Well spotted. I don't know how this could get past my eyes, but before I make any corrections, I'll make sure that I didn't intend to use 'subs' instead of 'adds' at the end.
The GCC code is absolutely great, but sometimes it will pay to care for details, because the gain can be great. The smaller a snippet of repeated code gets, the more a single clock cycle means.
btw2 if it's made a routine: replacing LDR with ADR to load the table address can save a cycle and a literal (gcc version does this).
You're right, but you should also know that the GNU assembler will automatically use ADR if the table is near.
I've used LDR in order to make the code a little more flexible, since the optimization should be automatic.
(in fact, "LDR=" is nothing but a pseudo-instruction, so it's not even a real LDR instruction).
-But don't take my word for it; verify the code, so you're sure.
EDIT: btw this code is better than the library routine in ARM/embedded gcc (5.4.1), which uses a sliding bit tester and a 16 entry LUT. It's 5 ins per bisection.
-It was a real joy writing the above code.
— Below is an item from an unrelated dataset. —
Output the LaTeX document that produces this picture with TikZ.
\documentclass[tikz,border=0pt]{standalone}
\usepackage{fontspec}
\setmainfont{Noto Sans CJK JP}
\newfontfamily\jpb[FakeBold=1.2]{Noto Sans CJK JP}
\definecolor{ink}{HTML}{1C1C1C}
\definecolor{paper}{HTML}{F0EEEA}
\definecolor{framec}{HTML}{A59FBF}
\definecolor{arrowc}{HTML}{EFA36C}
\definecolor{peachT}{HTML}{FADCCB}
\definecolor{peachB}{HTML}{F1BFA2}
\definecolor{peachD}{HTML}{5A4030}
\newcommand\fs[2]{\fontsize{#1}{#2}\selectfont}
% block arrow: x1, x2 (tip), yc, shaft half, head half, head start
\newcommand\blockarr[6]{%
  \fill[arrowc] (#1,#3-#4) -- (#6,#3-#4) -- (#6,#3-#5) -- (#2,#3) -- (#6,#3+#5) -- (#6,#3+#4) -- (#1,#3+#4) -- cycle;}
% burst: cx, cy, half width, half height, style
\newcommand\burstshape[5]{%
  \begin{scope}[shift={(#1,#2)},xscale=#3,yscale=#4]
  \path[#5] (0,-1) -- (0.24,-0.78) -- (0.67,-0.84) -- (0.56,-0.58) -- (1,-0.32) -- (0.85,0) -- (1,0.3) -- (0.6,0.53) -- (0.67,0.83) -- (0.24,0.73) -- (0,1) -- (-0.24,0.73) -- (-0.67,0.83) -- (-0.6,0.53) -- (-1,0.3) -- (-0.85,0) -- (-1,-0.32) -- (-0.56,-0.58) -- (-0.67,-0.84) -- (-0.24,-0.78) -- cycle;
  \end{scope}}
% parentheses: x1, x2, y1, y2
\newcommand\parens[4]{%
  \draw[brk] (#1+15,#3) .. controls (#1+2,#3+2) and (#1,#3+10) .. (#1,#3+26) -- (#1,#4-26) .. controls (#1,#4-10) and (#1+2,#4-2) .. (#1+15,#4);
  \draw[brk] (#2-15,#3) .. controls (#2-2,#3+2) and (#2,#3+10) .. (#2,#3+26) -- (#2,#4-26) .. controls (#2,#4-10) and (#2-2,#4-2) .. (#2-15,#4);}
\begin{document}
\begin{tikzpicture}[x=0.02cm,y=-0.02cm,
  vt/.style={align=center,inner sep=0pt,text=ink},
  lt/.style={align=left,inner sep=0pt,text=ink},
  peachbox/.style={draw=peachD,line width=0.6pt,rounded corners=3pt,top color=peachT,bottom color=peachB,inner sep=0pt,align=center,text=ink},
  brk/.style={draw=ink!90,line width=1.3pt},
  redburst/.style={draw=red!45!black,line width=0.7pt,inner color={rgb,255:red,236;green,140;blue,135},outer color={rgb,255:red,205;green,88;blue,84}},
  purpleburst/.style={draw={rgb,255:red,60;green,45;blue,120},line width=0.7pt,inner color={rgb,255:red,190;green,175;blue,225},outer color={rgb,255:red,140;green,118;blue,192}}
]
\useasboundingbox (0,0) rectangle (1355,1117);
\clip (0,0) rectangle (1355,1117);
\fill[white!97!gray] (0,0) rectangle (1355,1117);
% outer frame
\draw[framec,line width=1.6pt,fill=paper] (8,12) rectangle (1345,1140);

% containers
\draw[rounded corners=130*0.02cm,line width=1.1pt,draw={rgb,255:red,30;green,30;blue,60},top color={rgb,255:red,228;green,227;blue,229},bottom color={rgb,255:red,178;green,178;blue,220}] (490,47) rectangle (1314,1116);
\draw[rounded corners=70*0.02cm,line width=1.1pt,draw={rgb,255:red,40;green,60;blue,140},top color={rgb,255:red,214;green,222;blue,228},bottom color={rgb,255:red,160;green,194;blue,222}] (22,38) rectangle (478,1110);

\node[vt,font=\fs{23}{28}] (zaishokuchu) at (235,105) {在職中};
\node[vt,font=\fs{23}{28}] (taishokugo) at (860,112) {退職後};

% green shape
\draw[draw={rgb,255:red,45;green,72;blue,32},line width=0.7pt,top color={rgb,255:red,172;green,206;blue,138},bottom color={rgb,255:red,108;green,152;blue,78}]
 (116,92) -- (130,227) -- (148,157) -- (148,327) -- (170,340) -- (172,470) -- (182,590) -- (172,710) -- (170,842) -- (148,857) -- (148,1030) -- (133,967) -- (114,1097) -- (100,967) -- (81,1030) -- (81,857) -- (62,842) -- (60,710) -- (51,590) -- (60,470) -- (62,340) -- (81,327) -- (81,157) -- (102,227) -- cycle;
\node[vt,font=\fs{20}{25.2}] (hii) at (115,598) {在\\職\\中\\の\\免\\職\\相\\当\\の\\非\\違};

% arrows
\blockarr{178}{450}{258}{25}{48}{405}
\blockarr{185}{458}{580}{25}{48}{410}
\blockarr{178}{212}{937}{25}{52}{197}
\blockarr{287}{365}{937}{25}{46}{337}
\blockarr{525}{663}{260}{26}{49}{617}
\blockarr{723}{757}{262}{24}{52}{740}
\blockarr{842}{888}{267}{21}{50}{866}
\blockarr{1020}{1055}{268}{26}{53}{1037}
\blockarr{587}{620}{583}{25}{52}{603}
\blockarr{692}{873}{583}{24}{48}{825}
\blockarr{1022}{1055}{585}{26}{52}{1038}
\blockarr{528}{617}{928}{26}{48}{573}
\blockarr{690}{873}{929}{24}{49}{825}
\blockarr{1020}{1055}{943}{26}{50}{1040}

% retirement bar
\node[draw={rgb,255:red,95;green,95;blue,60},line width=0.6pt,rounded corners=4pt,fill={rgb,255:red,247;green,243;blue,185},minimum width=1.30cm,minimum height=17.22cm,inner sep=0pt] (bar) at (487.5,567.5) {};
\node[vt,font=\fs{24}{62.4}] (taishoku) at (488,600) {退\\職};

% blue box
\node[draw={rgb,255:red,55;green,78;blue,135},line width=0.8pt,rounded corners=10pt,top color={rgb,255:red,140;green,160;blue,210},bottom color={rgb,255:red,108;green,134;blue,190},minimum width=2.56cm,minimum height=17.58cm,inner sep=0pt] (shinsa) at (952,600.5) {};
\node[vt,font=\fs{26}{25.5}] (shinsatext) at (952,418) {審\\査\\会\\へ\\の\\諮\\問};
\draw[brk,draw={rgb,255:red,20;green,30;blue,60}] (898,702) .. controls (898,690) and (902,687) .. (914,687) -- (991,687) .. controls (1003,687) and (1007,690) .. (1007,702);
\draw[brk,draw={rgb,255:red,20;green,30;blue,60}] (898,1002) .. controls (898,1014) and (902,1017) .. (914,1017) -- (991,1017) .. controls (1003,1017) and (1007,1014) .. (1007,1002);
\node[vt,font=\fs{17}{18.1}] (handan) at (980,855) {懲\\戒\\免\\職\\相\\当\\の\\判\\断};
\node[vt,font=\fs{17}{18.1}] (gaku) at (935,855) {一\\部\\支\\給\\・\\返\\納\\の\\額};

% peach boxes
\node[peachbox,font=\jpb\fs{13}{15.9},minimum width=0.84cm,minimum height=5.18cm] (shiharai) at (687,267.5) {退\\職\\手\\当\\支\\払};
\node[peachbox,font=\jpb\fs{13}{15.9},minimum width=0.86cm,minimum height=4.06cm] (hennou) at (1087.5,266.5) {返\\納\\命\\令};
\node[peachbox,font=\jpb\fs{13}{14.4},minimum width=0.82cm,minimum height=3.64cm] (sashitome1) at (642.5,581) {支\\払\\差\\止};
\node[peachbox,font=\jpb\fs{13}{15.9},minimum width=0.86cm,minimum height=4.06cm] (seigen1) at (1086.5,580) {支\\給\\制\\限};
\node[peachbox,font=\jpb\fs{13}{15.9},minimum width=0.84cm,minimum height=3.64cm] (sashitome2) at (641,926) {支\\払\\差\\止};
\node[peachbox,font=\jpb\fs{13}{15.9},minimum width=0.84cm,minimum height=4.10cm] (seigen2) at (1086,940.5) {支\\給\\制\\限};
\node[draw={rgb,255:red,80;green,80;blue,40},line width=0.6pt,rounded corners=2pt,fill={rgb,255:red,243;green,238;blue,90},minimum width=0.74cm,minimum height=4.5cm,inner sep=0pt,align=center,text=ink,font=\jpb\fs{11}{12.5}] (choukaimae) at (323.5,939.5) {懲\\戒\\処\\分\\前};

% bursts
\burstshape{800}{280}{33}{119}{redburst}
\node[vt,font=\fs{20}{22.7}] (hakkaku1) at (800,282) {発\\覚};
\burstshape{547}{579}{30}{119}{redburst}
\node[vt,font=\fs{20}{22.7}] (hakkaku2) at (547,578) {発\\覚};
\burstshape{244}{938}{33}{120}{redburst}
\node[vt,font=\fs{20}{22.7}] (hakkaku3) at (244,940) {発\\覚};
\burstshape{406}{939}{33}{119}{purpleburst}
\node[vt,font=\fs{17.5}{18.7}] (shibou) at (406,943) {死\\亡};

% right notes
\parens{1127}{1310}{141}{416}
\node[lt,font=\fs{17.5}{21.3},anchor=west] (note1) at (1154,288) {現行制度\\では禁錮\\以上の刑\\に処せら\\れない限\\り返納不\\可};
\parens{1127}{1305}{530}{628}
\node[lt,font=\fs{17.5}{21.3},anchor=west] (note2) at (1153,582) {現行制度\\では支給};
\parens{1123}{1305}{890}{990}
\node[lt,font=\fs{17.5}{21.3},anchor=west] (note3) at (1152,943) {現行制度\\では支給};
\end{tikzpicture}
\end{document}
I like to keep moving things around, until it becomes possible to save another clock-cycle.
For routines / snippets like this one, I think it really pays to give it some extra care, so that it can be re-used without needing to modify it.
I sometimes miss some of the ARM7/ARM9/ARM11 second-operand features; especially LDR rT,[rB,rI,LSR#16] - and also the ability to subtract the index register from the base register.
It would be real neat to have the LSR on the LDR instruction for fixed-point interpolation.
Subtracting the index register would be particularly useful when writing decompression routines, but also when copying blocks of data manually.
Nice stuff! Brings back lots of memories hand-coding DSP for ARM9 and ARM11 cores - that log N divide and conquer is a generally useful technique for all sorts of operations along these lines so a good one to have in the toolbox.